Convolutional Neural Networks
Convolutional neural networks have an assumption: the inputs are images. Which allows us to encode certain properties into the architecture. Under the hood it uses a standard neural network but at the beginning it transforms the data in order to achieve the best accuracy possible. There are important steps we have to do:
- convolutional operation
- max pooling
One of the most important concepts when dealing with convolutional neural networks is feature detector (or kernel). It is capable of detecting the most relevant features in the image. So it is a 3×3 matrix (or 7×7 is another popular size), something like this:
Because we represent the image with matrixes, we can use the convolution operation: we multiply the items accordingly (not matrix multiplication!!!). The feature map contains less values than the original image. So basically with convolutional neural networks we keep reducing the number of features.
As you can see it is not a matrix multiplication: we multiple the items one by one accordingly. Image (i,j) value with the kernel (i,j) value. There are several types of kernels: edge detector kernel, sharpen kernel or emboss kernel. We can use multiple feature detectors independently to attain multiple feature maps. Why is it good? Of course we do not know what kernel is the best. So we have to test them one by one. During the training procedure the algorithm will choose the best kernel possible … so it decides what are the relevant features. For us humans: the shape of a nose, the distance between the eyes are features. But for a neural network there can be more complicated features as well.
Then we have to aply the ReLU activation function when dealing with the feature maps. Why is it good? We want to increase non-linearity in our neural network. Because images are usually highly non-linear.
The next problem we have to deal with: we may have several images with the same object but from different angles etc. So we want to recognize a cat no matter the cat is located on the left corner of the image or on the right corner of the image. So if we have 3 images of a cat, we would like to make sure our network will recognize all of them:
Maximum pooling keeps the most relevant features exclusively. After applying maximum pooling the angle or the size of the image does not matter any more. So what to do? We take the feature maps: we have a 2×2 window (we can tune the size as well) and we select the maximum value out of this 2×2 frame. This is how we make sure only the most relevant values will remain (so we are going to deal with the most important features and discard all the others).

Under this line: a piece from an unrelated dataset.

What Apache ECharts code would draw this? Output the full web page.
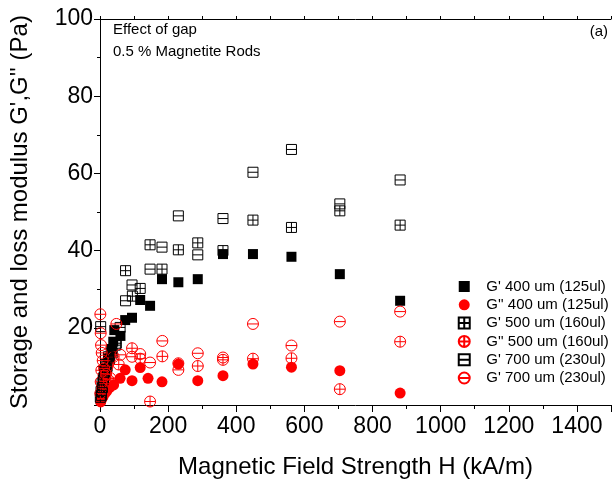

After applying the maximum pooling we get the pooling layer. We just have to flatten this matrix and this is the last important step when dealing with convolutional networks.
After flattening the final vector of values will be the input layer of a standard artificial neural network we have been discussing in the first part. What was the original problem of ANN when dealing with images? That there would be lots of connections between the neurons so it would take a lot of time to train the network. With convolutional layer, max pooling and flattening we can eliminate all the unnecessary values from the input. And … it is working extremely fine!